生きることは、基本的に不快であり、死んだほうが楽である。だから、生命の危機が迫ると物凄い鞭で発破をかけて、人間を頑張らせるのが、痛みではないか。痛みが消えた反動で、物凄い快楽を与えることにより、生きていることが幸せだと感じさせている。つまり、物凄くきつい、飴と鞭である。

 

痛みとは、最大の不快である。意識を失わせないで、細胞が再生を妨げられているという事を脳に伝えている。このまま放っておくと死にますよと、教えている。痛みを消したいが為に必死になって叫んだり、わめいたり、薬を飲んだり、病院に行ったりして、助けを求める。これにより、壊され続けている部分を修復すると、やがては痛みが消え、生命が維持される。意識を失っているときは、もう生きる意欲がないということである。

痛みの修復、すなわち治療に苦痛が伴うのは、残された正常細胞にもダメージを与えなければならないときである。

 

物凄く不快にさせておいて、不快が取り除かれたときの、快は物凄く快である。生きたまま天にも昇る気持ちである。

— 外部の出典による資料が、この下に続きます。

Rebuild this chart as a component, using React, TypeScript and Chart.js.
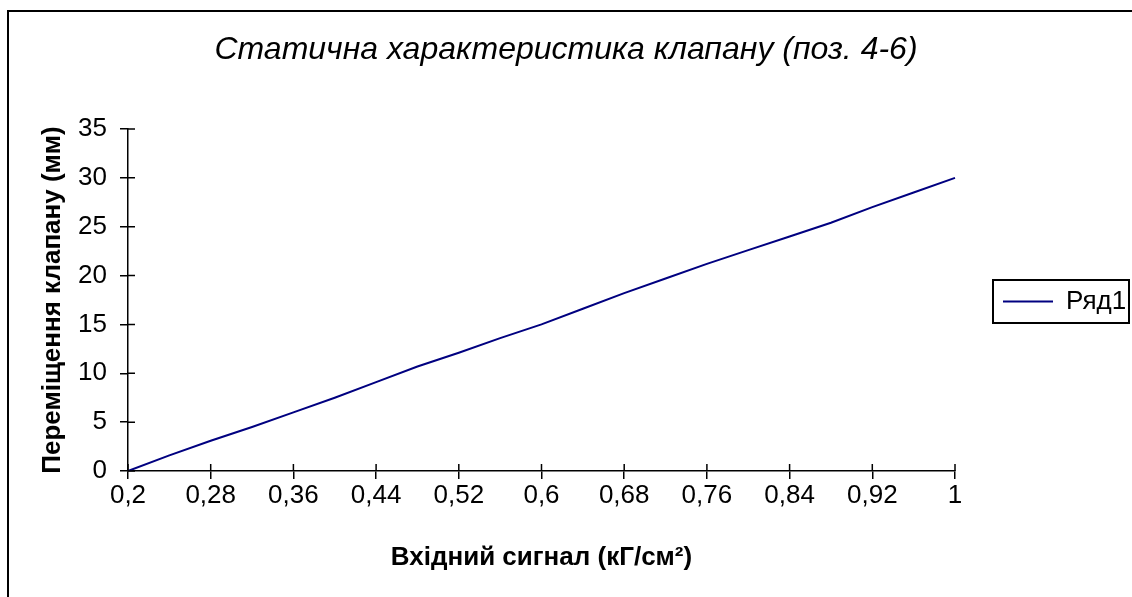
import React, { useEffect, useRef } from 'react';
import { Chart, registerables } from 'chart.js';

Chart.register(...registerables);

// Input signal, kG/cm^2 (categories)
const signalValues = [0.2, 0.24, 0.28, 0.32, 0.36, 0.4, 0.44, 0.48, 0.52, 0.56, 0.6, 0.64, 0.68, 0.72, 0.76, 0.8, 0.84, 0.88, 0.92, 0.96, 1.0];
// Valve displacement, mm
const displacementValues = [0, 1.6, 3.1, 4.5, 6.0, 7.5, 9.1, 10.7, 12.1, 13.6, 15.0, 16.6, 18.2, 19.7, 21.2, 22.6, 24.0, 25.4, 27.0, 28.5, 30.0];
const seriesName = 'Ряд1';
const titleText = 'Статична характеристика клапану (поз. 4-6)';
const xTitleText = 'Вхідний сигнал (кГ/см²)';
const yTitleText = 'Переміщення клапану (мм)';
const yMin = 0;
const yMax = 35;
const yStep = 5;

const FONT = '"Liberation Sans", Arial, sans-serif';

const fmt = (v: number) => String(v).replace('.', ',');

const decorPlugin = {
  id: 'decor',
  beforeDraw(chart: any) {
    const { ctx, width, height } = chart;
    ctx.save();
    ctx.fillStyle = '#ffffff';
    ctx.fillRect(0, 0, width, height);
    ctx.strokeStyle = '#000000';
    ctx.lineWidth = 2;
    ctx.beginPath();
    ctx.moveTo(8, height + 2);
    ctx.lineTo(8, 11);
    ctx.lineTo(width + 2, 11);
    ctx.stroke();
    ctx.restore();
  },
  afterDraw(chart: any) {
    const { ctx } = chart;
    const xs = chart.scales.x;
    const ys = chart.scales.y;
    ctx.save();
    ctx.strokeStyle = '#000000';
    ctx.lineWidth = 1.5;
    ctx.beginPath();
    // inner halves of the crossing tick marks
    xs.ticks.forEach((_t: any, i: number) => {
      if (i % 2 !== 0) return;
      const px = xs.getPixelForTick(i);
      ctx.moveTo(px, xs.top - 7);
      ctx.lineTo(px, xs.top);
    });
    ys.ticks.forEach((_t: any, i: number) => {
      const py = ys.getPixelForTick(i);
      ctx.moveTo(ys.right, py);
      ctx.lineTo(ys.right + 7, py);
    });
    ctx.stroke();
    // legend frame
    const lg = chart.legend;
    if (lg && lg.legendHitBoxes && lg.legendHitBoxes[0]) {
      const hb = lg.legendHitBoxes[0];
      const cy = hb.top + hb.height / 2;
      const l = Math.round(hb.left - 10);
      const r = Math.round(hb.left + hb.width + 3);
      ctx.lineWidth = 2;
      ctx.strokeRect(l, Math.round(cy - 22), r - l, 43);
    }
    ctx.restore();
  },
};

export default function App() {
  const canvasRef = useRef<HTMLCanvasElement | null>(null);

  useEffect(() => {
    if (!canvasRef.current) return;
    const chart = new Chart(canvasRef.current, {
      type: 'line',
      data: {
        labels: signalValues.map(fmt),
        datasets: [
          {
            label: seriesName,
            data: displacementValues,
            borderColor: '#000080',
            backgroundColor: '#000080',
            borderWidth: 2,
            pointRadius: 0,
            pointStyle: 'line',
            tension: 0,
            fill: false,
          },
        ],
      },
      options: {
        animation: false,
        responsive: false,
        maintainAspectRatio: false,
        layout: { padding: { top: 6, left: 0, right: 0, bottom: 0 } },
        plugins: {
          title: {
            display: true,
            text: titleText,
            color: '#000000',
            font: { family: FONT, size: 32, style: 'italic', weight: 'normal' },
            padding: { top: 24.4, bottom: 60.2 },
          },
          legend: {
            display: true,
            position: 'right',
            maxWidth: 177,
            labels: {
              color: '#000000',
              font: { family: FONT, size: 26 },
              usePointStyle: true,
              pointStyleWidth: 50,
              boxHeight: 26,
              padding: 48,
            },
          },
          tooltip: { enabled: false },
        },
        scales: {
          x: {
            type: 'category',
            offset: false,
            afterFit(scale: any) {
              scale.height = 126;
            },
            grid: {
              drawOnChartArea: false,
              drawTicks: true,
              tickLength: 8,
              lineWidth: 1.5,
              color: (c: any) => (c.index % 2 === 0 ? '#000000' : 'rgba(0,0,0,0)'),
            },
            border: { display: true, color: '#000000', width: 1.5 },
            ticks: {
              autoSkip: false,
              maxRotation: 0,
              minRotation: 0,
              padding: 1.4,
              color: '#000000',
              font: { family: FONT, size: 26 },
              callback: (_v: any, i: number) => (i % 2 === 0 ? fmt(signalValues[i]) : ''),
            },
            title: {
              display: true,
              text: xTitleText,
              color: '#000000',
              font: { family: FONT, size: 26, weight: 'bold' },
              padding: { top: 0, bottom: 23.4 },
            },
          },
          y: {
            type: 'linear',
            min: yMin,
            max: yMax,
            afterFit(scale: any) {
              scale.width = 128;
            },
            grid: {
              drawOnChartArea: false,
              drawTicks: true,
              tickLength: 8,
              lineWidth: 1.5,
              color: '#000000',
            },
            border: { display: true, color: '#000000', width: 1.5 },
            ticks: {
              stepSize: yStep,
              padding: 13,
              color: '#000000',
              font: { family: FONT, size: 26 },
            },
            title: {
              display: true,
              text: yTitleText,
              color: '#000000',
              font: { family: FONT, size: 26, weight: 'bold' },
              padding: { top: 37.1, bottom: 0 },
            },
          },
        },
      },
      plugins: [decorPlugin],
    });
    return () => chart.destroy();
  }, []);

  return (
    <div style={{ position: 'fixed', left: 0, top: 0, width: 1132, height: 597, background: '#fff' }}>
      <canvas ref={canvasRef} width={1132} height={597} style={{ display: 'block' }} />
    </div>
  );
}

快だけで快を感じる事は、出来ない。不快があってはじめて快を感じる事が出来るのだ。いわば、快を感じさせるための不快である。

 

笑うことが快楽物質を出すとか、治癒力を高めるとか、あるいは痛みの緩和につながるという話をよく聞く。笑っているということは、生きる意欲があるという、自分の身体に対する意思表示ではないか。笑うことで、身体に対して私はまだ生きたいと思っていますと、言い聞かせることで、自分を殺す作用を働かせないようにしているのだ。

 

痛みは創造の源となる。身体の痛みをとるために、医療が発達し、心の痛みから、芸術などが生まれた。

科学技術を発展させることで、人類の寿命がのびているらしいのは、自然の摂理ではないか。自然は、何億年かけて破壊と創造を繰り返し、人類という創造物を創造し続けているのであろう。